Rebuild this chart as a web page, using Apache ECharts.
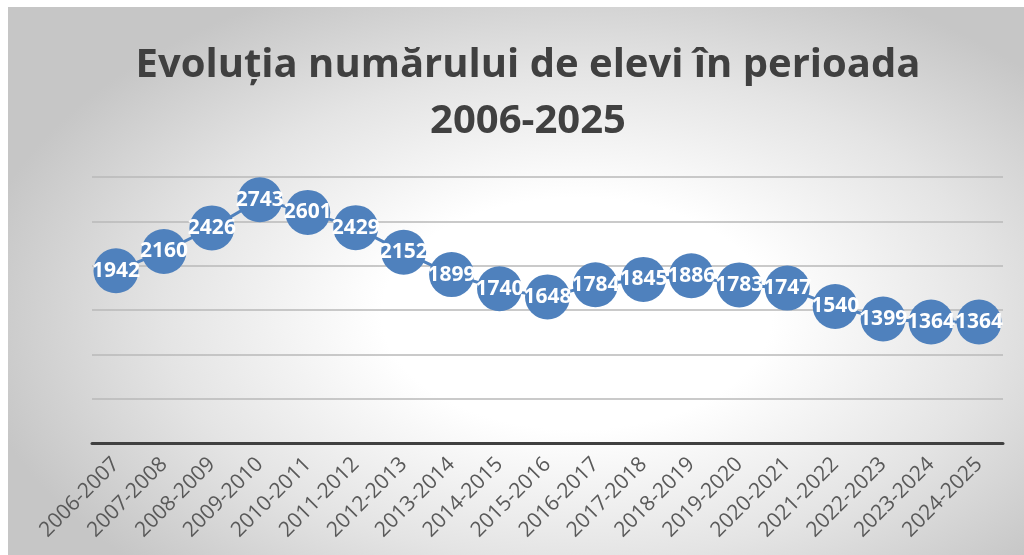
<!DOCTYPE html>
<html>
<head>
<meta charset="utf-8">
<script src="https://cdn.jsdelivr.net/npm/echarts@6/dist/echarts.min.js"></script>
<style>
  html, body { margin: 0; padding: 0; background: #ffffff; }
  #chart {
    position: absolute; left: 8px; top: 7px; width: 1016px; height: 548px;
    background: radial-gradient(ellipse 60% 66% at 56% 56%, #ffffff 0%, #ffffff 32%, #e4e4e4 68%, #c6c6c6 100%);
  }
</style>
</head>
<body>
<div id="chart"></div>
<script>
// School years on the category axis
const schoolYears = [
  '2006-2007', '2007-2008', '2008-2009', '2009-2010', '2010-2011',
  '2011-2012', '2012-2013', '2013-2014', '2014-2015', '2015-2016',
  '2016-2017', '2017-2018', '2018-2019', '2019-2020', '2020-2021',
  '2021-2022', '2022-2023', '2023-2024', '2024-2025'
];
// Number of pupils per school year
const pupilCounts = [
  1942, 2160, 2426, 2743, 2601, 2429, 2152, 1899, 1740, 1648,
  1784, 1845, 1886, 1783, 1747, 1540, 1399, 1364, 1364
];
const titleLines = ['Evoluția numărului de elevi în perioada', '2006-2025'];
const valueMin = 0;
const valueMax = 3000;
const valueStep = 500;

const chart = echarts.init(document.getElementById('chart'), null, { renderer: 'canvas' });
chart.setOption({
  backgroundColor: 'transparent',
  animation: false,
  title: {
    text: titleLines.join('\n'),
    left: 515,
    textAlign: 'center',
    top: 26,
    textStyle: {
      fontFamily: 'Open Sans',
      fontWeight: 'bold',
      fontSize: 40,
      lineHeight: 56,
      color: '#404040'
    }
  },
  grid: { left: 84, right: 21, top: 170, bottom: 112, containLabel: false },
  xAxis: {
    type: 'category',
    data: schoolYears,
    boundaryGap: true,
    axisLine: { lineStyle: { color: '#404040', width: 3 } },
    axisTick: { show: false },
    axisLabel: {
      interval: 0,
      rotate: 45,
      margin: 18,
      color: '#595959',
      fontFamily: 'Open Sans',
      fontSize: 21
    }
  },
  yAxis: {
    type: 'value',
    min: valueMin,
    max: valueMax,
    interval: valueStep,
    axisLine: { show: false },
    axisTick: { show: false },
    axisLabel: { show: false },
    splitLine: { lineStyle: { color: '#b8b8b8', width: 1.5 } }
  },
  series: [{
    type: 'line',
    data: pupilCounts,
    symbol: 'circle',
    symbolSize: 45,
    lineStyle: { color: '#4F81BD', width: 3 },
    itemStyle: { color: '#4F81BD' },
    label: {
      show: true,
      position: 'inside',
      color: '#ffffff',
      fontFamily: 'Open Sans',
      fontWeight: 'bold',
      fontSize: 21
    }
  }]
});
</script>
</body>
</html>
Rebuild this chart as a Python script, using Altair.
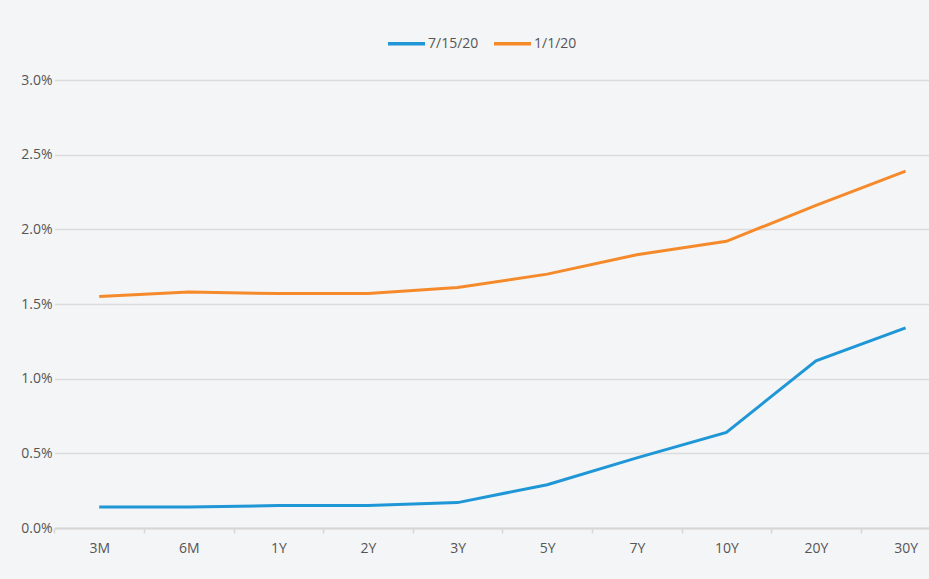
import altair as alt
import pandas as pd

tenors = ["3M", "6M", "1Y", "2Y", "3Y", "5Y", "7Y", "10Y", "20Y", "30Y"]
jul_15_20 = [0.14, 0.14, 0.15, 0.15, 0.17, 0.29, 0.47, 0.64, 1.12, 1.34]
jan_1_20 = [1.55, 1.58, 1.57, 1.57, 1.61, 1.70, 1.83, 1.92, 2.16, 2.39]
series = ["7/15/20", "1/1/20"]
colors = ["#1f97d6", "#f58a2b"]

rows = []
for name, vals in zip(series, [jul_15_20, jan_1_20]):
    for t, v in zip(tenors, vals):
        rows.append({"tenor": t, "yield": v, "series": name})
df = pd.DataFrame(rows)

FONT = "Open Sans"
LABEL = "#555555"

chart = alt.Chart(df).mark_line(strokeWidth=3).encode(
    x=alt.X("tenor:N", sort=tenors,
            scale=alt.Scale(type="band", range=[-8.6, 887.4], paddingInner=0, paddingOuter=0),
            axis=alt.Axis(title=None, labelAngle=0, tickBand="extent", grid=False,
                          domainColor="#d9d7d5", domainWidth=2, tickColor="#d9d7d5",
                          tickSize=5, tickWidth=1.5, labelPadding=8, labelFontSize=14,
                          labelFontWeight="normal",
                          labelColor=LABEL, labelFont=FONT)),
    y=alt.Y("yield:Q", scale=alt.Scale(domain=[0, 3], nice=False),
            axis=alt.Axis(title=None, values=[0, 0.5, 1, 1.5, 2, 2.5, 3],
                          labelExpr="format(datum.value, '.1f') + '%'",
                          domain=False, ticks=False, gridColor="#dcdcdc", gridWidth=1.5,
                          labelFontWeight="normal",
                          labelPadding=11, labelFontSize=14, labelColor=LABEL, labelFont=FONT)),
    color=alt.Color("series:N", sort=series,
                    scale=alt.Scale(domain=series, range=colors),
                    legend=alt.Legend(title=None, orient="none", legendX=323, legendY=-57,
                                      direction="horizontal", symbolType="stroke",
                                      symbolSize=1369, symbolStrokeWidth=3.5,
                                      labelFontSize=14, labelColor=LABEL, labelFont=FONT,
                                      labelFontWeight="normal",
                                      labelOffset=1, columnPadding=8)),
).properties(
    width=866, height=448,
    background="#f4f5f7",
    padding={"left": 63, "top": 80, "right": 0, "bottom": 51},
    autosize=alt.AutoSizeParams(type="none"),
).configure_view(stroke=None)

chart.save("out.html", embed_options={"renderer": "svg", "actions": False})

________________________________________

** Instructions to follow **
Skip the pictures and print each record exactly as it stands.

** Correct result **
Rebuild this chart as a web page, using Apache ECharts.
<!DOCTYPE html>
<html>
<head>
<meta charset="utf-8">
<script src="https://cdn.jsdelivr.net/npm/echarts@6/dist/echarts.min.js"></script>
<style>
  html, body { margin: 0; padding: 0; background: #ffffff; }
  #chart {
    position: absolute; left: 8px; top: 7px; width: 1016px; height: 548px;
    background: radial-gradient(ellipse 60% 66% at 56% 56%, #ffffff 0%, #ffffff 32%, #e4e4e4 68%, #c6c6c6 100%);
  }
</style>
</head>
<body>
<div id="chart"></div>
<script>
// School years on the category axis
const schoolYears = [
  '2006-2007', '2007-2008', '2008-2009', '2009-2010', '2010-2011',
  '2011-2012', '2012-2013', '2013-2014', '2014-2015', '2015-2016',
  '2016-2017', '2017-2018', '2018-2019', '2019-2020', '2020-2021',
  '2021-2022', '2022-2023', '2023-2024', '2024-2025'
];
// Number of pupils per school year
const pupilCounts = [
  1942, 2160, 2426, 2743, 2601, 2429, 2152, 1899, 1740, 1648,
  1784, 1845, 1886, 1783, 1747, 1540, 1399, 1364, 1364
];
const titleLines = ['Evoluția numărului de elevi în perioada', '2006-2025'];
const valueMin = 0;
const valueMax = 3000;
const valueStep = 500;

const chart = echarts.init(document.getElementById('chart'), null, { renderer: 'canvas' });
chart.setOption({
  backgroundColor: 'transparent',
  animation: false,
  title: {
    text: titleLines.join('\n'),
    left: 515,
    textAlign: 'center',
    top: 26,
    textStyle: {
      fontFamily: 'Open Sans',
      fontWeight: 'bold',
      fontSize: 40,
      lineHeight: 56,
      color: '#404040'
    }
  },
  grid: { left: 84, right: 21, top: 170, bottom: 112, containLabel: false },
  xAxis: {
    type: 'category',
    data: schoolYears,
    boundaryGap: true,
    axisLine: { lineStyle: { color: '#404040', width: 3 } },
    axisTick: { show: false },
    axisLabel: {
      interval: 0,
      rotate: 45,
      margin: 18,
      color: '#595959',
      fontFamily: 'Open Sans',
      fontSize: 21
    }
  },
  yAxis: {
    type: 'value',
    min: valueMin,
    max: valueMax,
    interval: valueStep,
    axisLine: { show: false },
    axisTick: { show: false },
    axisLabel: { show: false },
    splitLine: { lineStyle: { color: '#b8b8b8', width: 1.5 } }
  },
  series: [{
    type: 'line',
    data: pupilCounts,
    symbol: 'circle',
    symbolSize: 45,
    lineStyle: { color: '#4F81BD', width: 3 },
    itemStyle: { color: '#4F81BD' },
    label: {
      show: true,
      position: 'inside',
      color: '#ffffff',
      fontFamily: 'Open Sans',
      fontWeight: 'bold',
      fontSize: 21
    }
  }]
});
</script>
</body>
</html>
Rebuild this chart as a Python script, using Altair.
import altair as alt
import pandas as pd

tenors = ["3M", "6M", "1Y", "2Y", "3Y", "5Y", "7Y", "10Y", "20Y", "30Y"]
jul_15_20 = [0.14, 0.14, 0.15, 0.15, 0.17, 0.29, 0.47, 0.64, 1.12, 1.34]
jan_1_20 = [1.55, 1.58, 1.57, 1.57, 1.61, 1.70, 1.83, 1.92, 2.16, 2.39]
series = ["7/15/20", "1/1/20"]
colors = ["#1f97d6", "#f58a2b"]

rows = []
for name, vals in zip(series, [jul_15_20, jan_1_20]):
    for t, v in zip(tenors, vals):
        rows.append({"tenor": t, "yield": v, "series": name})
df = pd.DataFrame(rows)

FONT = "Open Sans"
LABEL = "#555555"

chart = alt.Chart(df).mark_line(strokeWidth=3).encode(
    x=alt.X("tenor:N", sort=tenors,
            scale=alt.Scale(type="band", range=[-8.6, 887.4], paddingInner=0, paddingOuter=0),
            axis=alt.Axis(title=None, labelAngle=0, tickBand="extent", grid=False,
                          domainColor="#d9d7d5", domainWidth=2, tickColor="#d9d7d5",
                          tickSize=5, tickWidth=1.5, labelPadding=8, labelFontSize=14,
                          labelFontWeight="normal",
                          labelColor=LABEL, labelFont=FONT)),
    y=alt.Y("yield:Q", scale=alt.Scale(domain=[0, 3], nice=False),
            axis=alt.Axis(title=None, values=[0, 0.5, 1, 1.5, 2, 2.5, 3],
                          labelExpr="format(datum.value, '.1f') + '%'",
                          domain=False, ticks=False, gridColor="#dcdcdc", gridWidth=1.5,
                          labelFontWeight="normal",
                          labelPadding=11, labelFontSize=14, labelColor=LABEL, labelFont=FONT)),
    color=alt.Color("series:N", sort=series,
                    scale=alt.Scale(domain=series, range=colors),
                    legend=alt.Legend(title=None, orient="none", legendX=323, legendY=-57,
                                      direction="horizontal", symbolType="stroke",
                                      symbolSize=1369, symbolStrokeWidth=3.5,
                                      labelFontSize=14, labelColor=LABEL, labelFont=FONT,
                                      labelFontWeight="normal",
                                      labelOffset=1, columnPadding=8)),
).properties(
    width=866, height=448,
    background="#f4f5f7",
    padding={"left": 63, "top": 80, "right": 0, "bottom": 51},
    autosize=alt.AutoSizeParams(type="none"),
).configure_view(stroke=None)

chart.save("out.html", embed_options={"renderer": "svg", "actions": False})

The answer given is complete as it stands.